By Jennifer L. Warren
BEACON – Children laughing and tossing a football, other youth clad in their school sport’s or club’s navy blue and white Bulldog attire interacting as they eagerly await marching in the Parade, neighbors energetically chatting about the latest area happenings, a varying contingent of dogs, wagging their tales while playing with one another. This late September afternoon scene and much, much more was on full display throughout Main Street Sunday afternoon, as the Spirit of Beacon Day once again returned to the City as they reveled in its pride, community and diversity.
Created in 1977, the long-standing, extremely popular community event carries the mission of bringing the City together, particularly the youth, while stressing the importance of everyone getting to know one another and enjoying food, education and entertainment.
Forty-five years later, that mission appeared to be going strong, as hundreds of people flooded the City’s Main Street strip, listening to music, viewing an elaborate, colorful parade, taking advantage of special business offerings, and visiting an eclectic mix of vendors as well as pop-up experiences. One of those options was at the Veterans Place, featuring, Beacon Performing Arts and School of Rock Band. Another was over at the Howland Cultural Center, where there was a Discovery Concert, extended Gallery Hours, and a People Make it Happen exhibit. Meanwhile, Cross Street was providing melodious sounds from Beacon Rising Women’s Choir and Beacon Music Factory students. Everywhere you looked, something was happening, creating what many dubbed an authentic, nostalgic, much-welcomed vibe.
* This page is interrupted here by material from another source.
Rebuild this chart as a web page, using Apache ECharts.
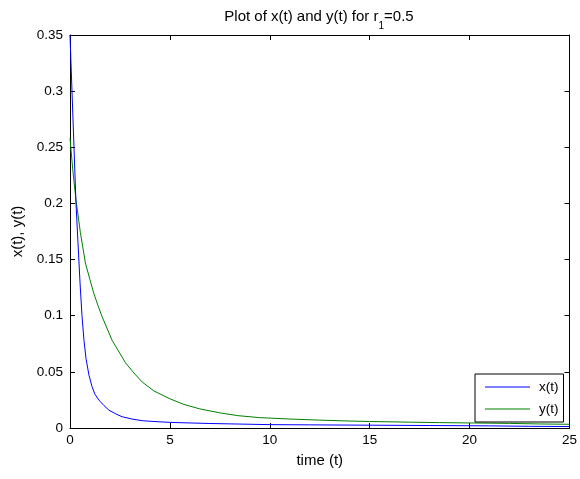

“It feels very retro and old school-all in a great way- out here today,” said City of Beacon resident Preston Dennard, who was enjoying the Parade, while taking shelter from a short rain shower over by the Mobil Station with his two children and wife, eagerly awaiting seeing his other child marching with his football team. “It’s wonderful to see people with their phones and technology put away and focusing on everything around them as well as each other.”
Not only was the original mission of bringing the City’s people together in full bloom Sunday afternoon, but so too was the mixing of different cultures, something many commented upon, adding to the days’ overall offerings and flair. People from all backgrounds could be spotted positively mingling while learning from one another’s unique gifts.
“I’ve been coming to the Spirit of Beacon Day for a long time, and it’s always been a great thing to see the mix of people here,” pointed out Wanda Ramirez, a representative from Fidelis, who was providing critical information as well as products from behind her health agency vendor booth. “It’s especially important to see all of this after COVID and people not being able to get out for so long.”
Each year since its inception the Spirit of Beacon Day has continued to grow its numbers and diversity of those in attendance, vendors, size of its Parade and more. One trademark that has always remained is its commitment to the original intent: to bring the people together, something deemed critically essential by the Spirit of Beacon pioneers who convened at the Howland Library 45 years ago.
“More than anything, this day brings out the community, allowing the people to really mingle with one another,” said Ron Donofrio, a real estate broker with Daniel Aubry Realty, who was selling, specially-priced insignia- filled Spirit of Beacon Day tee-shirts and sweatshirts outside of the 192 Main Street business. “It’s a day to say hello to one another and take pride in the community.”
And the day offered still more priceless gems worthy of much gratitude, especially in the wake of the recent challenges the City of Beacon as well as the world has faced the past couple of years.
“After two years of Pandemic lockdown, the Spirit of Beacon Day was exactly what the community needed,” said Joe Waring, a volunteer for the Spirit of Beacon Day. “Today brought everyone together to celebrate all things Beacon, especially the people who have chosen to make it their home.” Reflecting further he added, “The organizers who worked tirelessly on this deserve a round of applause for giving Beacon a chance to breathe together again.”